The future of global money movement: 5 trends for 2023 and beyond
By Jesse Hemson-Struthers – Co-Founder / CEO – BVNK
In May we hosted Currency LDN, an event that brings together practitioners across finance and technology to explore challenges and opportunities facing the future of money movement. From the predicted growth of B2B cross-border payments by 2030 to the potential of embedded stablecoin payments, we’ve distilled 5 trends that’ll matter in the world of money movement in 2023 – using direct insights from fintech, payments, and blockchain experts.
1. There’s a huge opportunity for fintechs in B2B cross-border payments
New market sizing data from FXC Intelligence for global cross border payments suggests the market will expand from $190 trillion to $290 trillion by 2030. While wholesale makes up the largest share currently, its growth is projected to slow over the next seven years. Meanwhile, B2B cross-border payments are set to increase from $39.3 trillion to $56.1 trillion, with the largest growth predicted in B2B ecommerce.
No non-bank player currently holds more than 1% of the global market share, pointing to a substantial opportunity for fintechs to specialise and dominate specific verticals.
2. Old and new will coexist: the future is a choice
Despite new infrastructures emerging, it is likely that traditional banking and payment systems will continue to adapt and coexist with these new technologies. As a result, the future will likely offer a variety of choices to customers.
The future will be about choice, said Wise’s Head of European Payments & Banking, Arun Tharmarajah: “There’s probably going to be a future where you can pay X and move your money instantly using one of these networks… or you can pay a bit less and wait five minutes or two days… then of course you’ve got other things like consumer protections which are built into card networks… some customers will be willing to pay for that, some won’t.”
3. DLT will solve liquidity in some markets
In emerging markets, the value of Distributed Ledger Technology (DLT), a decentralised system that securely records transactions using cryptography and multiple synchronised copies, is already clear. For example, it can help businesses operating globally to avoid liquidity issues or expensive pre-funding as a result of slow Swift settlements.
Airwallex’s VP of Financial Partnerships, James Butland commented: “If you’re just doing payouts in the country, and not collecting money on the other side, you have that liquidity trap where you need to either top up or withdraw money. That’s more of a problem in the current macro environment, as money gets more expensive over the next few years.”
Fintechs like Wise have tackled this with data science, enabling them to predict exactly where they need to send money, “down to the minute”, explained Wise’s Arun Tharmarajah. But even then, there’s an “inherent dependence on the rails”.
4. There’s an opportunity to embed DLT in fintech wallets – and associated risks are relative
Fintechs and payment providers are thinking about how they can integrate DLT into their products. Take international fintech, Ebury.
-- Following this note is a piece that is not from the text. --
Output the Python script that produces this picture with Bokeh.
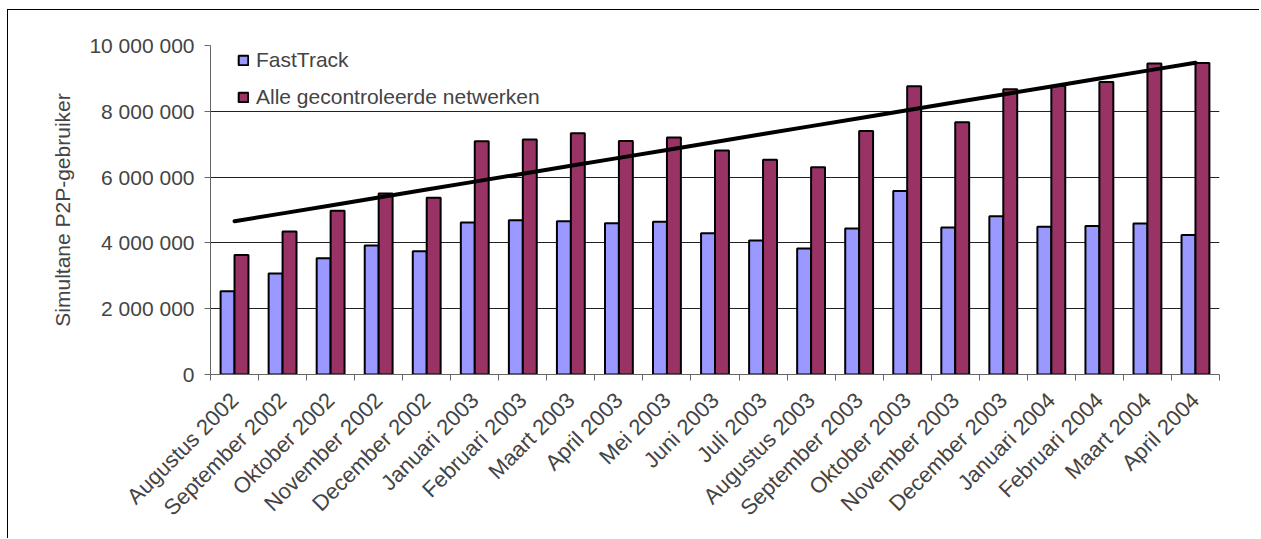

Enrique Colin, Ebury’s SVP of Product explained: “We’re interested in applications that are fintech on the front, powered by DLT on the back… specifically, using USDC stablecoin rails for some corridors. We’re seeing that already happening for remittances, and on B2B flows we have specific clients coming to us with those needs.”
While there are risks associated with DLT payments, the extent of these risks depends on the context and how DLT is used within a business. “Digital assets payment rails will be used for illicit funds – like cash and all payment rails,” acknowledged BVNK’s VP of Risk & Compliance Marta Lia Requeijo. The rate of illicit activity on blockchains as a proportion of total transactions is lower than fiat rails, at less than 1%.
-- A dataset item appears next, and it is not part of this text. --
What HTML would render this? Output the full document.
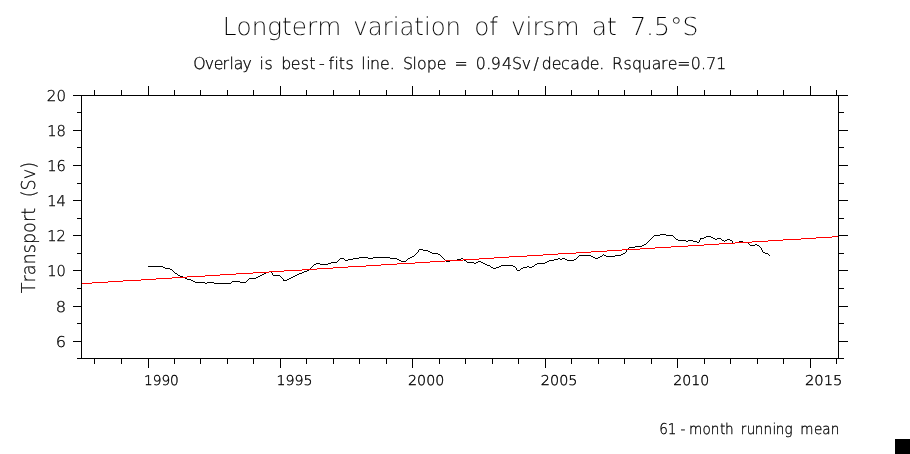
<!DOCTYPE html>
<html lang="en">
<head>
<meta charset="utf-8">
<style>
html,body{margin:0;padding:0;background:#fff;width:910px;height:454px;overflow:hidden}
svg{display:block;position:absolute;left:0;top:0}
text{font-family:'DejaVu Sans Light','DejaVu Sans ExtraLight','Liberation Sans',sans-serif;fill:#000;white-space:pre;font-variant-ligatures:none;font-kerning:none;text-rendering:geometricPrecision}
</style>
</head>
<body>
<svg width="910" height="454" viewBox="0 0 910 454" role="img">
<rect x="0" y="0" width="910" height="454" fill="#fff"/>
<g shape-rendering="crispEdges">
<path d="M81 95h1v264h-1zM838 95h1v264h-1zM81 95h758v1h-758zM81 358h758v1h-758zM73 95h8v1h-8zM839 95h9v1h-9zM77 112h4v1h-4zM839 112h5v1h-5zM73 130h8v1h-8zM839 130h9v1h-9zM77 147h4v1h-4zM839 147h5v1h-5zM73 165h8v1h-8zM839 165h9v1h-9zM77 183h4v1h-4zM839 183h5v1h-5zM73 200h8v1h-8zM839 200h9v1h-9zM77 218h4v1h-4zM839 218h5v1h-5zM73 235h8v1h-8zM839 235h9v1h-9zM77 253h4v1h-4zM839 253h5v1h-5zM73 270h8v1h-8zM839 270h9v1h-9zM77 288h4v1h-4zM839 288h5v1h-5zM73 306h8v1h-8zM839 306h9v1h-9zM77 323h4v1h-4zM839 323h5v1h-5zM73 341h8v1h-8zM839 341h9v1h-9zM77 358h4v1h-4zM839 358h5v1h-5zM94 90h1v5h-1zM94 359h1v5h-1zM121 90h1v5h-1zM121 359h1v5h-1zM148 86h1v9h-1zM148 359h1v9h-1zM174 90h1v5h-1zM174 359h1v5h-1zM200 90h1v5h-1zM200 359h1v5h-1zM227 90h1v5h-1zM227 359h1v5h-1zM253 90h1v5h-1zM253 359h1v5h-1zM280 86h1v9h-1zM280 359h1v9h-1zM306 90h1v5h-1zM306 359h1v5h-1zM333 90h1v5h-1zM333 359h1v5h-1zM359 90h1v5h-1zM359 359h1v5h-1zM386 90h1v5h-1zM386 359h1v5h-1zM412 86h1v9h-1zM412 359h1v9h-1zM439 90h1v5h-1zM439 359h1v5h-1zM465 90h1v5h-1zM465 359h1v5h-1zM492 90h1v5h-1zM492 359h1v5h-1zM518 90h1v5h-1zM518 359h1v5h-1zM545 86h1v9h-1zM545 359h1v9h-1zM571 90h1v5h-1zM571 359h1v5h-1zM598 90h1v5h-1zM598 359h1v5h-1zM624 90h1v5h-1zM624 359h1v5h-1zM651 90h1v5h-1zM651 359h1v5h-1zM677 86h1v9h-1zM677 359h1v9h-1zM704 90h1v5h-1zM704 359h1v5h-1zM730 90h1v5h-1zM730 359h1v5h-1zM757 90h1v5h-1zM757 359h1v5h-1zM783 90h1v5h-1zM783 359h1v5h-1zM810 86h1v9h-1zM810 359h1v9h-1zM836 90h1v5h-1zM836 359h1v5h-1zM895 439h15v15h-15z" fill="#000"/>
<path d="M660 234h6v1h-6zM654 235h6v1h-6zM666 235h7v1h-7zM653 236h1v1h-1zM673 236h1v1h-1zM706 236h5v1h-5zM652 237h1v1h-1zM674 237h1v1h-1zM704 237h2v1h-2zM711 237h2v1h-2zM651 238h1v1h-1zM675 238h1v1h-1zM700 238h4v1h-4zM713 238h2v1h-2zM717 238h4v1h-4zM650 239h1v1h-1zM676 239h2v1h-2zM700 239h1v1h-1zM715 239h2v1h-2zM721 239h1v1h-1zM727 239h3v1h-3zM649 240h1v1h-1zM678 240h8v1h-8zM688 240h5v1h-5zM699 240h1v1h-1zM722 240h2v1h-2zM725 240h2v1h-2zM730 240h2v1h-2zM648 241h1v1h-1zM686 241h2v1h-2zM693 241h4v1h-4zM699 241h1v1h-1zM724 241h1v1h-1zM732 241h1v1h-1zM739 241h4v1h-4zM647 242h1v1h-1zM697 242h2v1h-2zM732 242h1v1h-1zM735 242h4v1h-4zM743 242h5v1h-5zM646 243h1v1h-1zM733 243h2v1h-2zM748 243h1v1h-1zM644 244h2v1h-2zM749 244h1v1h-1zM755 244h2v1h-2zM642 245h2v1h-2zM750 245h5v1h-5zM757 245h2v1h-2zM635 246h7v1h-7zM759 246h1v1h-1zM629 247h6v1h-6zM760 247h1v1h-1zM628 248h1v1h-1zM761 248h1v1h-1zM419 249h4v1h-4zM627 249h1v1h-1zM761 249h1v1h-1zM418 250h1v1h-1zM423 250h5v1h-5zM626 250h1v1h-1zM762 250h1v1h-1zM418 251h1v1h-1zM428 251h2v1h-2zM626 251h1v1h-1zM762 251h1v1h-1zM417 252h1v1h-1zM430 252h2v1h-2zM625 252h1v1h-1zM763 252h2v1h-2zM416 253h1v1h-1zM432 253h6v1h-6zM623 253h2v1h-2zM765 253h3v1h-3zM415 254h1v1h-1zM438 254h2v1h-2zM603 254h1v1h-1zM621 254h2v1h-2zM768 254h1v1h-1zM414 255h1v1h-1zM440 255h1v1h-1zM579 255h12v1h-12zM602 255h1v1h-1zM604 255h2v1h-2zM615 255h6v1h-6zM769 255h1v1h-1zM412 256h2v1h-2zM441 256h1v1h-1zM578 256h1v1h-1zM591 256h2v1h-2zM600 256h2v1h-2zM606 256h9v1h-9zM359 257h9v1h-9zM373 257h17v1h-17zM410 257h2v1h-2zM442 257h1v1h-1zM577 257h1v1h-1zM593 257h2v1h-2zM598 257h2v1h-2zM340 258h4v1h-4zM353 258h6v1h-6zM368 258h5v1h-5zM390 258h7v1h-7zM408 258h2v1h-2zM443 258h1v1h-1zM461 258h2v1h-2zM558 258h2v1h-2zM562 258h3v1h-3zM576 258h1v1h-1zM595 258h3v1h-3zM339 259h1v1h-1zM344 259h1v1h-1zM348 259h5v1h-5zM397 259h2v1h-2zM407 259h1v1h-1zM444 259h1v1h-1zM457 259h4v1h-4zM463 259h1v1h-1zM554 259h4v1h-4zM560 259h2v1h-2zM565 259h2v1h-2zM574 259h2v1h-2zM338 260h1v1h-1zM345 260h3v1h-3zM399 260h2v1h-2zM406 260h1v1h-1zM445 260h1v1h-1zM450 260h7v1h-7zM464 260h2v1h-2zM549 260h5v1h-5zM567 260h7v1h-7zM337 261h1v1h-1zM401 261h5v1h-5zM446 261h4v1h-4zM466 261h1v1h-1zM478 261h3v1h-3zM547 261h2v1h-2zM331 262h6v1h-6zM467 262h7v1h-7zM476 262h2v1h-2zM481 262h2v1h-2zM545 262h2v1h-2zM316 263h4v1h-4zM328 263h3v1h-3zM474 263h2v1h-2zM483 263h2v1h-2zM537 263h8v1h-8zM314 264h2v1h-2zM320 264h8v1h-8zM485 264h2v1h-2zM535 264h2v1h-2zM313 265h1v1h-1zM487 265h3v1h-3zM501 265h12v1h-12zM534 265h1v1h-1zM148 266h15v1h-15zM312 266h1v1h-1zM490 266h1v1h-1zM499 266h2v1h-2zM513 266h2v1h-2zM527 266h2v1h-2zM532 266h2v1h-2zM163 267h2v1h-2zM311 267h1v1h-1zM491 267h2v1h-2zM496 267h3v1h-3zM515 267h1v1h-1zM523 267h4v1h-4zM529 267h3v1h-3zM165 268h5v1h-5zM310 268h1v1h-1zM493 268h3v1h-3zM516 268h1v1h-1zM521 268h2v1h-2zM170 269h2v1h-2zM309 269h1v1h-1zM516 269h1v1h-1zM520 269h1v1h-1zM172 270h1v1h-1zM307 270h2v1h-2zM517 270h3v1h-3zM173 271h1v1h-1zM269 271h2v1h-2zM304 271h3v1h-3zM174 272h1v1h-1zM266 272h3v1h-3zM271 272h1v1h-1zM302 272h2v1h-2zM175 273h2v1h-2zM264 273h2v1h-2zM272 273h1v1h-1zM299 273h3v1h-3zM177 274h1v1h-1zM262 274h2v1h-2zM272 274h1v1h-1zM297 274h2v1h-2zM178 275h2v1h-2zM260 275h2v1h-2zM273 275h7v1h-7zM295 275h2v1h-2zM180 276h3v1h-3zM258 276h2v1h-2zM280 276h1v1h-1zM293 276h2v1h-2zM183 277h2v1h-2zM256 277h2v1h-2zM281 277h1v1h-1zM291 277h2v1h-2zM185 278h2v1h-2zM249 278h7v1h-7zM282 278h1v1h-1zM289 278h2v1h-2zM187 279h4v1h-4zM248 279h1v1h-1zM283 279h1v1h-1zM287 279h2v1h-2zM191 280h2v1h-2zM247 280h1v1h-1zM283 280h4v1h-4zM193 281h2v1h-2zM232 281h8v1h-8zM246 281h1v1h-1zM195 282h10v1h-10zM207 282h7v1h-7zM231 282h1v1h-1zM240 282h6v1h-6zM205 283h2v1h-2zM214 283h17v1h-17z" fill="#000"/>
<path d="M832 236h6v1h-6zM816 237h16v1h-16zM801 238h15v1h-15zM783 239h18v1h-18zM768 240h15v1h-15zM752 241h16v1h-16zM735 242h17v1h-17zM719 243h16v1h-16zM704 244h15v1h-15zM688 245h16v1h-16zM671 246h17v1h-17zM655 247h16v1h-16zM640 248h15v1h-15zM622 249h18v1h-18zM607 250h15v1h-15zM591 251h16v1h-16zM576 252h15v1h-15zM558 253h18v1h-18zM543 254h15v1h-15zM527 255h16v1h-16zM509 256h18v1h-18zM494 257h15v1h-15zM479 258h15v1h-15zM463 259h16v1h-16zM445 260h18v1h-18zM430 261h15v1h-15zM415 262h15v1h-15zM397 263h18v1h-18zM381 264h16v1h-16zM366 265h15v1h-15zM348 266h18v1h-18zM333 267h15v1h-15zM317 268h16v1h-16zM302 269h15v1h-15zM284 270h18v1h-18zM269 271h15v1h-15zM253 272h16v1h-16zM236 273h17v1h-17zM220 274h16v1h-16zM205 275h15v1h-15zM187 276h18v1h-18zM172 277h15v1h-15zM156 278h16v1h-16zM141 279h15v1h-15zM123 280h18v1h-18zM108 281h15v1h-15zM92 282h16v1h-16zM82 283h10v1h-10z" fill="#f00"/>
</g>
<g>
<text y="35" font-size="24.742" stroke="#fff" stroke-width="0.08"><tspan x="222.84" textLength="118.35" lengthAdjust="spacingAndGlyphs">Longterm</tspan> <tspan x="353.24" textLength="107.84" lengthAdjust="spacingAndGlyphs">variation</tspan> <tspan x="474.15" textLength="23.79" lengthAdjust="spacingAndGlyphs">of</tspan> <tspan x="510.94" textLength="68.65" lengthAdjust="spacingAndGlyphs">virsm</tspan> <tspan x="591.8" textLength="25.06" lengthAdjust="spacingAndGlyphs">at</tspan> <tspan x="630.15" textLength="68.25" lengthAdjust="spacingAndGlyphs">7.5°S</tspan></text>
<text transform="scale(0.97 1)" y="69" font-size="16.289" stroke="#000" stroke-width="0.3"><tspan x="199.19 211.12 220.35 229.3 236.52 241.03 250.12">Overlay</tspan> <tspan x="267.45 272.71">is</tspan> <tspan x="289.86 299.63 310.13 318.87 328.97 338.61 344.77 349.13 356.11">best-fits</tspan> <tspan x="372.5 377.66 381.41 391.69 401.72">line.</tspan> <tspan x="415.43 425.18 429.79 439.91 450.25">Slope</tspan> <tspan x="468.55">=</tspan> <tspan x="490.55 501.36 506.04 517.64 527.85 537.82 549.93 558.58 568.8 578.43 587.84 598.17 607.88 617.8">0.94Sv/decade.</tspan> <tspan x="630.97 642.86 651.67 661.32 671.96 681.56 688.44 698.19 712.09 722.59 728.16 738.48">Rsquare=0.71</tspan></text>
<text y="101" font-size="14.914" stroke="#000" stroke-width="0.3"><tspan x="46.84" textLength="19.13" lengthAdjust="spacingAndGlyphs">20</tspan></text>
<text y="136" font-size="14.914" stroke="#000" stroke-width="0.3"><tspan x="47.25" textLength="18.7" lengthAdjust="spacingAndGlyphs">18</tspan></text>
<text y="171" font-size="14.914" stroke="#000" stroke-width="0.3"><tspan x="47.25" textLength="18.7" lengthAdjust="spacingAndGlyphs">16</tspan></text>
<text y="206" font-size="14.914" stroke="#000" stroke-width="0.3"><tspan x="47.25" textLength="18.7" lengthAdjust="spacingAndGlyphs">14</tspan></text>
<text y="241" font-size="14.914" stroke="#000" stroke-width="0.3"><tspan x="47.25" textLength="18.7" lengthAdjust="spacingAndGlyphs">12</tspan></text>
<text y="276" font-size="14.914" stroke="#000" stroke-width="0.3"><tspan x="47.25" textLength="18.7" lengthAdjust="spacingAndGlyphs">10</tspan></text>
<text y="312" font-size="14.914" stroke="#000" stroke-width="0.3"><tspan x="55.8" textLength="10.32" lengthAdjust="spacingAndGlyphs">8</tspan></text>
<text y="347" font-size="14.914" stroke="#000" stroke-width="0.3"><tspan x="55.8" textLength="10.32" lengthAdjust="spacingAndGlyphs">6</tspan></text>
<text transform="translate(35 0) rotate(-90)" y="0" font-size="19.072" stroke="#000" stroke-width="0.25"><tspan x="-293.2" textLength="85.25" lengthAdjust="spacingAndGlyphs">Transport</tspan> <tspan x="-197.36" textLength="35.37" lengthAdjust="spacingAndGlyphs">(Sv)</tspan></text>
<text y="385" font-size="13.491" stroke="#000" stroke-width="0.37"><tspan x="143.94" textLength="34.92" lengthAdjust="spacingAndGlyphs">1990</tspan></text>
<text y="385" font-size="13.491" stroke="#000" stroke-width="0.37"><tspan x="276.46" textLength="36.04" lengthAdjust="spacingAndGlyphs">1995</tspan></text>
<text y="385" font-size="13.491" stroke="#000" stroke-width="0.37"><tspan x="408.05" textLength="36.24" lengthAdjust="spacingAndGlyphs">2000</tspan></text>
<text y="385" font-size="13.491" stroke="#000" stroke-width="0.37"><tspan x="540.85" textLength="36.69" lengthAdjust="spacingAndGlyphs">2005</tspan></text>
<text y="385" font-size="13.491" stroke="#000" stroke-width="0.37"><tspan x="673.36" textLength="35.98" lengthAdjust="spacingAndGlyphs">2010</tspan></text>
<text y="385" font-size="13.491" stroke="#000" stroke-width="0.37"><tspan x="804.94" textLength="37.55" lengthAdjust="spacingAndGlyphs">2015</tspan></text>
<text transform="scale(0.91 1)" y="434" font-size="14.914" stroke="#000" stroke-width="0.3"><tspan x="724.36 733.88 747.8 757.08 772.09 781.18 791.18 796.73">61-month</tspan> <tspan x="813.93 820.59 829.37 839.1 848.82 852.5 862.21">running</tspan> <tspan x="879.39 894.39 903.7 913.05">mean</tspan></text>
</g>
</svg>
</body>
</html>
Erica Stanford, fintech specialist at CMS, commented:“Law enforcement are grateful when they’ve got a crypto case because it’s easier to track than any other asset – there are a host of advanced analytics tools which do this, and in terms of evading sanctions or being used to fund terrorism, crypto is actually really difficult to cash out illegally.”
5. 2023 is the year of full suites of digital asset regulation
Regulation around digital assets is in a formative phase.
As crypto compliance specialist Shelley Schachter-Cahm explained: “Until 2021, the only sort of regulations that crypto firms were thinking about was AML … but this is the year of full suites of regulation coming out. We have Abu Dhabi and Dubai leading the pack… and the rest of the world is catching up… In Europe, MiCA is a framework regime and we will see it being chewed over, tried and tested – it’s the first iteration of many.”
With inconsistency in global regulation, comes jurisdiction shopping, VASPnet’s Elsa Madrolle commented: “We call it the sunrise issue. Jurisdictions are coming on board with regulation at different times, in different ways. My advice is don’t go to the cheapest, easiest jurisdiction. Pick a reputable jurisdiction, figure out what your obligations are, then apply that risk-based approach. Come up with a compliance strategy and select your vendors carefully.”
Fintechs have a significant role to play in capturing the future of global money movement – but it will be crucial to foster partnerships both within the industry and with regulators to shape it in the right way – so we can create a more efficient, inclusive, and secure global payments ecosystem that benefits individuals, businesses, and economies alike.